Every four years, Americans watch their political parties stage elaborate primary contests, complete with debates, town halls, and millions of votes cast. The democratic machinery appears to hum along, processing the will of the people into nominee selections. But peer behind this civic pageantry and you'll find something more ancient at work: the careful orchestration of elite consensus that predetermines most outcomes before the first ballot is cast.
The invisible primary that matters most
Long before Iowa caucus-goers brave winter nights, the real selection process unfolds in private. Major donors hold discreet gatherings in Manhattan penthouses and Silicon Valley estates, feeling out which candidates can raise the requisite billions. Party elders—former presidents, congressional leaders, key governors—engage in elaborate diplomatic dances, signaling preferences through carefully worded statements and strategic photo opportunities.
This shadow contest operates by unwritten rules. Potential candidates make pilgrimages to party grandees, testing their viability.
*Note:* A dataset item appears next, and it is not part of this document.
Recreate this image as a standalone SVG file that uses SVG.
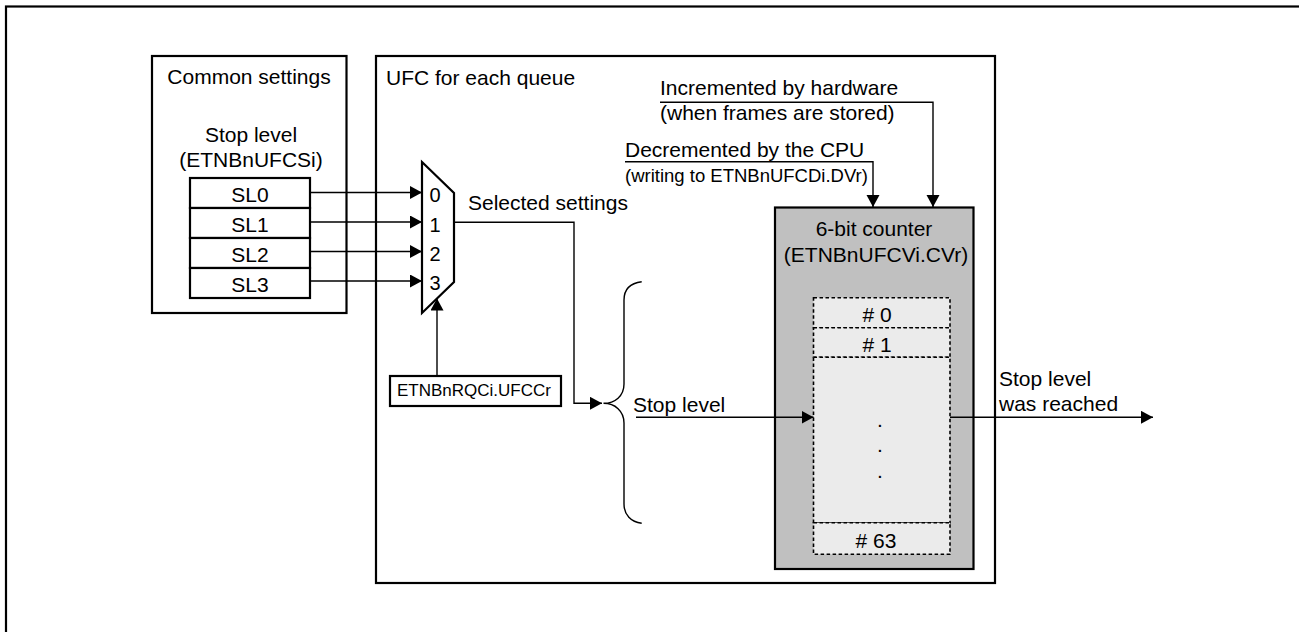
<svg xmlns="http://www.w3.org/2000/svg" width="1299" height="632" viewBox="0 0 1299 632">
<style>
text{font-family:"Liberation Sans",Arial,sans-serif;font-size:21px;fill:#000}
.box{fill:#fff;stroke:#000;stroke-width:2.2}
.ln{fill:none;stroke:#000;stroke-width:1.4}
.mid{text-anchor:middle}
.dash{fill:#ebebeb;stroke:#000;stroke-width:1.6;stroke-dasharray:3.5 2.5}
</style>
<defs>
<marker id="arr" markerUnits="userSpaceOnUse" markerWidth="14" markerHeight="14" refX="12" refY="6.5" orient="auto">
<path d="M0,0 L12,6.5 L0,13 Z" fill="#000"/>
</marker>
</defs>
<rect id="frame" x="6" y="6.5" width="1320" height="660" fill="none" stroke="#000" stroke-width="2.2"/>

<g id="common-settings">
<rect class="box" x="152" y="56" width="194.5" height="257"/>
<text class="mid" x="249" y="84">Common settings</text>
<text class="mid" x="251" y="141.5">Stop level</text>
<text class="mid" x="251" y="166.5">(ETNBnUFCSi)</text>
</g>
<g id="sl-registers">
<rect class="box" x="190" y="178" width="120" height="30"/>
<rect class="box" x="190" y="208" width="120" height="30"/>
<rect class="box" x="190" y="238" width="120" height="30"/>
<rect class="box" x="190" y="268" width="120" height="30"/>
<text class="mid" x="250" y="202.3">SL0</text>
<text class="mid" x="250" y="232.3">SL1</text>
<text class="mid" x="250" y="262.3">SL2</text>
<text class="mid" x="250" y="292.3">SL3</text>
</g>

<g id="ufc-queue">
<rect class="box" x="376" y="56" width="619" height="527"/>
<text x="386" y="85">UFC for each queue</text>
</g>

<g id="mux">
<path d="M422,162 L454,193 L454,282 L422,313 Z" fill="#fff" stroke="#000" stroke-width="2.2"/>
<text class="mid" x="435" y="201.7" style="font-size:20px">0</text>
<text class="mid" x="435" y="231.5" style="font-size:20px">1</text>
<text class="mid" x="435" y="261" style="font-size:20px">2</text>
<text class="mid" x="435" y="290.3" style="font-size:20px">3</text>
</g>

<g id="ufccr">
<rect class="box" x="390" y="376" width="171" height="30"/>
<text class="mid" x="474" y="396" style="font-size:17px">ETNBnRQCi.UFCCr</text>
</g>

<g id="counter">
<rect x="775" y="207.5" width="198.5" height="361.5" fill="#c0c0c0" stroke="#000" stroke-width="2.2"/>
<text class="mid" x="874" y="235.7">6-bit counter</text>
<text class="mid" x="876" y="262">(ETNBnUFCVi.CVr)</text>
</g>
<g id="counter-slots">
<rect class="dash" x="813.5" y="297.7" width="136.5" height="30"/>
<rect class="dash" x="813.5" y="327.7" width="136.5" height="29.6"/>
<rect class="dash" x="813.5" y="357.3" width="136.5" height="165.4"/>
<rect class="dash" x="813.5" y="522.7" width="136.5" height="31.6"/>
<text class="mid" x="877" y="321.7"># 0</text>
<text class="mid" x="877" y="351.7"># 1</text>
<text class="mid" x="880" y="427">.</text>
<text class="mid" x="880" y="452">.</text>
<text class="mid" x="880" y="477.5">.</text>
<text class="mid" x="876" y="548.3"># 63</text>
</g>

<g id="labels">
<text x="468" y="210">Selected settings</text>
<text x="660" y="95">Incremented by hardware</text>
<text x="660" y="120">(when frames are stored)</text>
<text x="625" y="156.5">Decremented by the CPU</text>
<text x="625" y="181.5" style="font-size:18.5px">(writing to ETNBnUFCDi.DVr)</text>
<text x="633" y="411.7">Stop level</text>
<text x="999" y="385.7">Stop level</text>
<text x="999" y="410.7">was reached</text>
</g>

<g id="connectors">
<line class="ln" x1="310" y1="192.5" x2="422" y2="192.5" marker-end="url(#arr)"/>
<line class="ln" x1="310" y1="222" x2="422" y2="222" marker-end="url(#arr)"/>
<line class="ln" x1="310" y1="251.5" x2="422" y2="251.5" marker-end="url(#arr)"/>
<line class="ln" x1="310" y1="281" x2="422" y2="281" marker-end="url(#arr)"/>
<line class="ln" x1="437" y1="376" x2="437" y2="298.5" marker-end="url(#arr)"/>
<polyline class="ln" points="454,222.3 574,222.3 574,403.3 602,403.3" marker-end="url(#arr)"/>
<path class="ln" d="M641.7,281.7 C631,283 624,289 624,300 L624,384 C624,396 615,403.3 603.5,403.3 C615,403.3 624,411 624,423 L624,504 C624,515 631,522 641.7,523.3"/>
<line class="ln" x1="636" y1="417.3" x2="813.5" y2="417.3" marker-end="url(#arr)"/>
<line class="ln" x1="950" y1="417.3" x2="1153" y2="417.3" marker-end="url(#arr)"/>
<polyline class="ln" points="660,102.3 933,102.3 933,207" marker-end="url(#arr)"/>
<polyline class="ln" points="625,161.7 873,161.7 873,207" marker-end="url(#arr)"/>
</g>
</svg>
Those who receive encouragement begin hiring staff and booking travel to early states. Those who don't get the nod find their donor calls unreturned and their nascent campaigns mysteriously lacking oxygen. The process is simultaneously ruthless and subtle, crushing ambitions through a thousand small discouragements rather than direct confrontation.
When the machine breaks down
Occasionally, this careful choreography fails. An insurgent candidate breaks through, powered by genuine grassroots energy or exceptional circumstances. These moments reveal both the power and limits of party control. The establishment can make running extremely difficult—denying debate access, coordinating endorsements, flooding the zone with negative coverage. But they cannot simply decree outcomes, especially when their preferred options fail to connect with actual voters.
These disruptions often trigger rapid realignments. Party elites scramble to either co-opt the insurgent or rally behind an emergency alternative. The machinery of control becomes visible precisely when it malfunctions, exposing the usually hidden networks of influence and coordination. Sometimes the insurgent wins anyway, forcing an uncomfortable accommodation. Sometimes the establishment prevails, but at the cost of enthusiasm and legitimacy.
Our take
The tension between democratic ideals and elite management isn't a bug in the American system—it's a feature dating back to the Founding Fathers' own skepticism about pure democracy. Modern parties have simply updated the mechanisms, replacing convention floor dealing with donor summits and social media manipulation. Whether this represents wisdom or corruption depends largely on whether you're inside the room where it happens. What's certain is that voters who believe primaries represent unmediated democratic choice are missing most of the real action, which concluded before their ballots were printed.